“I don’t know how you do it”
“It takes a special person.”
“I could never do what you do.”
…are oft-heard phrases when I tell people that I am a nurse in a Pediatric ICU.
I never really know what to say, except to thank the person, and tell them that when you love something enough, you take it as it is, the good and the bad.
And there is bad.
There very, very much is grief.
As a new nurse, struggling to learn procedures, protocols, and how to get things done quickly and correctly, I often drove home in a daze, wondering how I would possibly survive the mental stress coupled with the impossible stress of dying children.
I would cry in the breakroom, in the car on the way home, on my couch with a cup of coffee, trying desperately to learn how to deal with the weight of human sadness.
I would vaguely talk about the terrible accidents, try in vain to explain a broken family member’s facial expression, or recall the sound of desperate, heartbroken crying, all the while realizing that the words were a hollow attempt to convey the tangled mess of emotion that I was trying to sort through.
It’s been 5 years of growing close to children and families and learning how to properly grieve.
Trite as though it may be, I have learned that mourning the death of a patient is much like allowing yourself to be still while a tide washes over you.
Sometimes I’ll come home, sore and worn with a heart that is so heavy I swear I can feel it in my chest, and I cry and cry until all the grief has been poured out of me like a spilled drink.
Other times I will be driving and a song will come on, or I’ll read or hear something that will bring back a memory of a patient so strongly it forces the breath out of me.
I’ve learned to let myself cry in the car over the young mom who was so anxious to be kind to me and see me as a person, not just another nurse, despite her own exhausting fight with cancer.
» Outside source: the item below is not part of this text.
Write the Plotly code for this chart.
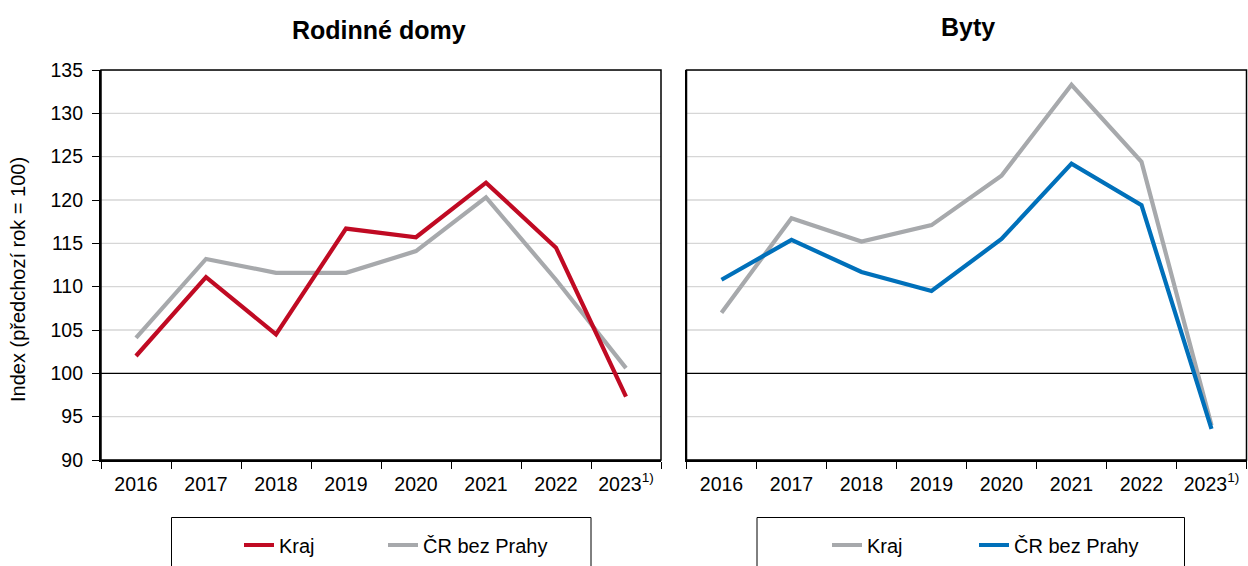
import plotly.graph_objects as go

# Years on the category axis; the last year carries a footnote mark
years = ["2016", "2017", "2018", "2019", "2020", "2021", "2022", "2023"]
year_labels = ["2016", "2017", "2018", "2019", "2020", "2021", "2022", "2023<sup>1)</sup>"]

# Rodinné domy (index, předchozí rok = 100)
domy_kraj = [102.0, 111.1, 104.5, 116.7, 115.7, 122.0, 114.5, 97.3]
domy_cr = [104.1, 113.2, 111.6, 111.6, 114.1, 120.3, 110.8, 100.6]

# Byty (index, předchozí rok = 100)
byty_kraj = [107.0, 117.9, 115.2, 117.1, 122.8, 133.3, 124.4, 94.0]
byty_cr = [110.8, 115.4, 111.7, 109.5, 115.5, 124.2, 119.4, 93.6]

y_ticks = [90, 95, 100, 105, 110, 115, 120, 125, 130, 135]
BASE = 100  # previous year = 100

RED = "#C00A23"
GRAY = "#A7A9AC"
BLUE = "#0070BA"
GRID = "#D6D6D6"
FONT = "Liberation Sans, Arial, sans-serif"

W, H = 1248, 566


def px_x(v):
    return v / W


def px_y(v):
    return 1 - v / H


fig = go.Figure()

# Left panel: grey drawn first so the red line sits on top
fig.add_trace(go.Scatter(x=years, y=domy_cr, name="ČR bez Prahy", mode="lines",
                         line=dict(color=GRAY, width=4.2), xaxis="x", yaxis="y",
                         legend="legend2"))
fig.add_trace(go.Scatter(x=years, y=domy_kraj, name="Kraj", mode="lines",
                         line=dict(color=RED, width=4.2), xaxis="x", yaxis="y",
                         legend="legend"))

# Right panel: grey regional line under the blue national line
fig.add_trace(go.Scatter(x=years, y=byty_kraj, name="Kraj", mode="lines",
                         line=dict(color=GRAY, width=4.2), xaxis="x2", yaxis="y2",
                         legend="legend3"))
fig.add_trace(go.Scatter(x=years, y=byty_cr, name="ČR bez Prahy", mode="lines",
                         line=dict(color=BLUE, width=4.2), xaxis="x2", yaxis="y2",
                         legend="legend4"))

x_common = dict(
    type="category", categoryorder="array", categoryarray=years,
    range=[-0.5, 7.5], tickmode="array", tickvals=years, ticktext=year_labels,
    tickson="boundaries", ticks="outside", ticklen=7, tickwidth=1.3, tickcolor="black",
    ticklabelstandoff=5,
    showline=True, linecolor="black", linewidth=2.2, showgrid=False, automargin=False,
    tickfont=dict(family=FONT, size=19.5, color="black"), fixedrange=True,
)
y_common = dict(
    range=[90, 135], tickvals=y_ticks, showgrid=False,
    showline=True, linecolor="black", linewidth=2.2, zeroline=False, automargin=False,
    tickfont=dict(family=FONT, size=19.5, color="black"), fixedrange=True,
)

dom_y = [px_y(460), px_y(70)]

legend_common = dict(
    orientation="h", yanchor="middle", xanchor="left", y=px_y(545),
    font=dict(family=FONT, size=20, color="black"), bgcolor="rgba(0,0,0,0)",
    itemwidth=30,
)

fig.update_layout(
    template="none",
    width=W, height=H, margin=dict(l=0, r=0, t=0, b=0, autoexpand=False),
    paper_bgcolor="white", plot_bgcolor="white",
    font=dict(family=FONT, color="black"),
    xaxis=dict(x_common, domain=[px_x(101), px_x(661)], anchor="y"),
    yaxis=dict(y_common, domain=dom_y, anchor="x", ticks="outside", ticklen=7,
               tickwidth=1.3, tickcolor="black", ticklabelstandoff=5),
    xaxis2=dict(x_common, domain=[px_x(686.5), px_x(1246.5)], anchor="y2"),
    yaxis2=dict(y_common, domain=dom_y, anchor="x2", showticklabels=False, ticks=""),
    # one legend per entry so each key sits at its own place in the boxes
    legend=dict(legend_common, x=px_x(239)),
    legend2=dict(legend_common, x=px_x(383)),
    legend3=dict(legend_common, x=px_x(827)),
    legend4=dict(legend_common, x=px_x(974)),
    showlegend=True,
)

shapes = []
for xr, yr in (("x", "y"), ("x2", "y2")):
    # horizontal grid; the base level 100 is drawn in black
    for v in y_ticks:
        is_base = v == BASE
        shapes.append(dict(type="line", xref=f"{xr} domain", yref=yr, x0=0, x1=1,
                           y0=v, y1=v, layer="below",
                           line=dict(color="black" if is_base else GRID,
                                     width=1.4 if is_base else 1.3)))
    # plot frame
    shapes.append(dict(type="rect", xref=f"{xr} domain", yref=f"{yr} domain",
                       x0=0, x1=1, y0=0, y1=1, line=dict(color="black", width=1.5),
                       layer="above"))

# legend boxes
shapes.append(dict(type="rect", xref="paper", yref="paper",
                   x0=px_x(171.5), x1=px_x(591), y0=px_y(580), y1=px_y(517.5),
                   line=dict(color="black", width=1)))
shapes.append(dict(type="rect", xref="paper", yref="paper",
                   x0=px_x(757), x1=px_x(1184.5), y0=px_y(580), y1=px_y(517.5),
                   line=dict(color="black", width=1)))
fig.update_layout(shapes=shapes)

fig.add_annotation(text="<b>Rodinné domy</b>", x=px_x(379), y=px_y(30), xref="paper",
                   yref="paper", showarrow=False, xanchor="center", yanchor="middle",
                   font=dict(family=FONT, size=25, color="black"))
fig.add_annotation(text="<b>Byty</b>", x=px_x(968), y=px_y(27), xref="paper",
                   yref="paper", showarrow=False, xanchor="center", yanchor="middle",
                   font=dict(family=FONT, size=25, color="black"))
fig.add_annotation(text="Index (předchozí rok = 100)", x=px_x(18), y=px_y(280),
                   xref="paper", yref="paper", showarrow=False, textangle=-90,
                   xanchor="center", yanchor="middle",
                   font=dict(family=FONT, size=20, color="black"))

fig.write_html("out.html")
I remember her quiet husband in a camo sweatshirt, worn baseball cap and work boots who helped her on and off the toilet over fifty times the day she had diarrhea, and in a patient, discreet way, helped her change out of her soiled underwear when she didn’t make it in time.
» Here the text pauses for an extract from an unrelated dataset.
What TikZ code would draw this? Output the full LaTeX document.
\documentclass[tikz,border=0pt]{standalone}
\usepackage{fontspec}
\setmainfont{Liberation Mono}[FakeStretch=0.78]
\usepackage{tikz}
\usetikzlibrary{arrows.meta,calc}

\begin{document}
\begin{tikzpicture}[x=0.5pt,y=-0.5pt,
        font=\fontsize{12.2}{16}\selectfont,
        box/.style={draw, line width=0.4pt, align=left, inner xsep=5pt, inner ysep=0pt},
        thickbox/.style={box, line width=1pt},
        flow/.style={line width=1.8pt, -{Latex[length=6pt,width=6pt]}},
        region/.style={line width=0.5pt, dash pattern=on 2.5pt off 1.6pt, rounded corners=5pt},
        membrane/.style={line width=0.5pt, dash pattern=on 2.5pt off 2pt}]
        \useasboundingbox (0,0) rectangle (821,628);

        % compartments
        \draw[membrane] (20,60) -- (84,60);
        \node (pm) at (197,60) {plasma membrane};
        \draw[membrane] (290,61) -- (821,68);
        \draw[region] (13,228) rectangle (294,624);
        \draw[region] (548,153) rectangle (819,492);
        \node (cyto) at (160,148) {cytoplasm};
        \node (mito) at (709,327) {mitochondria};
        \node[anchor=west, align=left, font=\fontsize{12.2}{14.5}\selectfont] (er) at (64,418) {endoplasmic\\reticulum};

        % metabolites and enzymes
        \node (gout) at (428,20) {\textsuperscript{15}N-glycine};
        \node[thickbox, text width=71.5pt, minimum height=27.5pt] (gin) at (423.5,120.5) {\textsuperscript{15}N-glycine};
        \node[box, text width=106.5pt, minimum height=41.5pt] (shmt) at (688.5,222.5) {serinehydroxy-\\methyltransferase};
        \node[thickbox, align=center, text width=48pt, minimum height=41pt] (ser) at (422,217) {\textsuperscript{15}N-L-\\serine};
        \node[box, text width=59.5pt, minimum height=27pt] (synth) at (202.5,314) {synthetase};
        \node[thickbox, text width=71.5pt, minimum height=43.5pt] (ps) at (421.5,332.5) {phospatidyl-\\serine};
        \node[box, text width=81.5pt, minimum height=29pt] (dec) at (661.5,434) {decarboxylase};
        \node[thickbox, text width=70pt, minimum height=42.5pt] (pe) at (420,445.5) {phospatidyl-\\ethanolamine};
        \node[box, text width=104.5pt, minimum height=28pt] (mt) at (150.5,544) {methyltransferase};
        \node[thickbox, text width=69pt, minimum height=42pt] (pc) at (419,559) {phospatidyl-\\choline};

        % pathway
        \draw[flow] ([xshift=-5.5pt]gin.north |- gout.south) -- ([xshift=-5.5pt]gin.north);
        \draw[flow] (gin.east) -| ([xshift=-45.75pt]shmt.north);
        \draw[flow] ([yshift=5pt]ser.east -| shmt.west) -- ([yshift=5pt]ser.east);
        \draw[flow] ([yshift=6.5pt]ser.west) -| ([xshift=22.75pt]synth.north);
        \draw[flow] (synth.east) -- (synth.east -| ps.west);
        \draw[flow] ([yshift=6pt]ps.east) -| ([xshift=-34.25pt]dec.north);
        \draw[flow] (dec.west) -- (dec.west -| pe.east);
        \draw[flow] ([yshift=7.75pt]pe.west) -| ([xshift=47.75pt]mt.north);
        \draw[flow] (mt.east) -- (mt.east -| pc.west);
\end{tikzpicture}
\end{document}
When I think of authentic, selfless, beautiful love, I think of that simple, sweet 23-year-old husband putting faded, dirty underwear in a plastic bag to wash later, kissing the top of his wife’s bald head.
I’ve watched my son learn to do something scary, and let myself grieve the kids hurt in freak accidents, before allowing myself to come back to the reality that my child in this moment is ok.
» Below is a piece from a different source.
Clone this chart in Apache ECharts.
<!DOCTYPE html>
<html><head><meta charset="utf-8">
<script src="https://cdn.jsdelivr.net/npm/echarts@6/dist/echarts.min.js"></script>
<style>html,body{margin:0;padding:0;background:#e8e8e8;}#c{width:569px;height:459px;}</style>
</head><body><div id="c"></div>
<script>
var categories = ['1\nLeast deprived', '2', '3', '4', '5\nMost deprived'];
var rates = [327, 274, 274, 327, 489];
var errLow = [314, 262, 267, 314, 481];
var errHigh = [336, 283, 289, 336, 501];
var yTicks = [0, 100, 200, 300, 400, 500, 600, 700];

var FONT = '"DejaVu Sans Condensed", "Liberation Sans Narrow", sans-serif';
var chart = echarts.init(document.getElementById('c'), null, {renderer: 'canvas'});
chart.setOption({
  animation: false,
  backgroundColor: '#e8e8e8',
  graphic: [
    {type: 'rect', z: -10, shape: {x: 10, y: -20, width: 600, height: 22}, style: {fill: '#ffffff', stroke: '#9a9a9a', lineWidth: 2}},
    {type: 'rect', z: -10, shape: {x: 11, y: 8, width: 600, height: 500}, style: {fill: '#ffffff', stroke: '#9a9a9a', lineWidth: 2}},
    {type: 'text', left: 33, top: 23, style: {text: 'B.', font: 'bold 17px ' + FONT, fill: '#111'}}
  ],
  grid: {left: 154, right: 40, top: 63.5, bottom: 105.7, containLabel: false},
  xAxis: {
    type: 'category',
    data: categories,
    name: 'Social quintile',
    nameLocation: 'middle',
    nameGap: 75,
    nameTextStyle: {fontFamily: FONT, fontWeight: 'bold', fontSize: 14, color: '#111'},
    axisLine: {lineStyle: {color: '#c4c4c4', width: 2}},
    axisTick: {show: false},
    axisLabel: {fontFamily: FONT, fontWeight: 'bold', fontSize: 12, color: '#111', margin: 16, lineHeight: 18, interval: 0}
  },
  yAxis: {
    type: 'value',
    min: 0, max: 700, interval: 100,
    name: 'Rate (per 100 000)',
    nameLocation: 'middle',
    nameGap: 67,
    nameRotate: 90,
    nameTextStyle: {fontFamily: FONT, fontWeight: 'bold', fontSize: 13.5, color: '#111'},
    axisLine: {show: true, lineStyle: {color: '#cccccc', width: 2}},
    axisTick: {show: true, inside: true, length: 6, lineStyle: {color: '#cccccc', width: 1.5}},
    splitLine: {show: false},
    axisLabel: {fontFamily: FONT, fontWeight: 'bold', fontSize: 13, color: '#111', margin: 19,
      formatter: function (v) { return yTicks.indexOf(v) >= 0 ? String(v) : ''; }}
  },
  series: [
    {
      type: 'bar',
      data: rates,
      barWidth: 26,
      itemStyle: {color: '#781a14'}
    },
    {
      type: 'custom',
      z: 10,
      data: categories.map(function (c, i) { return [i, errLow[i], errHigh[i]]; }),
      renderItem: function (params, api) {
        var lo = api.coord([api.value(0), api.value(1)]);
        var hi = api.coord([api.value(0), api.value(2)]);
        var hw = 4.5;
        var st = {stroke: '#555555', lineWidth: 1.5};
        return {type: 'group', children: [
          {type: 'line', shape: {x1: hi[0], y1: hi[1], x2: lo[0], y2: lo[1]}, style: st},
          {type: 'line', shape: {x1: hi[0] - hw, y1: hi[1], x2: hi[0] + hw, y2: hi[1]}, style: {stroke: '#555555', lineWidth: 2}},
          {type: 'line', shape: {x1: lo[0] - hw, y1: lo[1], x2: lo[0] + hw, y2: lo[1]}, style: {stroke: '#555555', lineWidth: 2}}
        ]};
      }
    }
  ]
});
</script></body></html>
I’ve taken a moment by a willow tree to remember a little girl with the same name.
Sometimes I hold my swollen, pregnant belly and remember the day I was eight months pregnant with my son, and I fought for a baby all day, who, despite every intervention we could have done, died in his mother’s arms that night. I walked in to help place him in her arms, and a few minutes later, she asked someone to please give her a different nurse. She couldn’t stand looking at me, so full with the life of my child, while she got ready to bury hers.
Every now and then, when I leave my son in the care of someone else, I flashback to a 16-year-old mom clutching her infant in her arms while her tear-streaked, hysterical face was inches from mine as she screamed “I left her for an hour, I never should have left her. I left her for an hour, I thought she was safe. When I left her…she was fine”
I don’t know if it takes a special kind of person, because I am the only person I know how to be. I know that God gave me specific gifts, and that through the wisdom that comes with age and experience, I have learned how to juggle both the beautiful and excruciatingly painful sides of the same job.
I’ve learned that presence trumps words, touch can lessen the pain of the deepest wounds, and prayer has real power to bring peace.
I give myself permission to hold small memorials in my heart for the patients I’ve loved, whenever I need it. To think about them, remember their stories, and be thankful I was able to love them through the work of my hands.
Above all, I’ve learned that our God is a God who also knows pain, who felt sadness and who is the ultimate Comforter. In the moments when I have no words, or prayers, just overflowing, huge feelings that I can’t contain, I sit with them and I sit with Him. In those moments I am not big enough to hold the grief, but He is.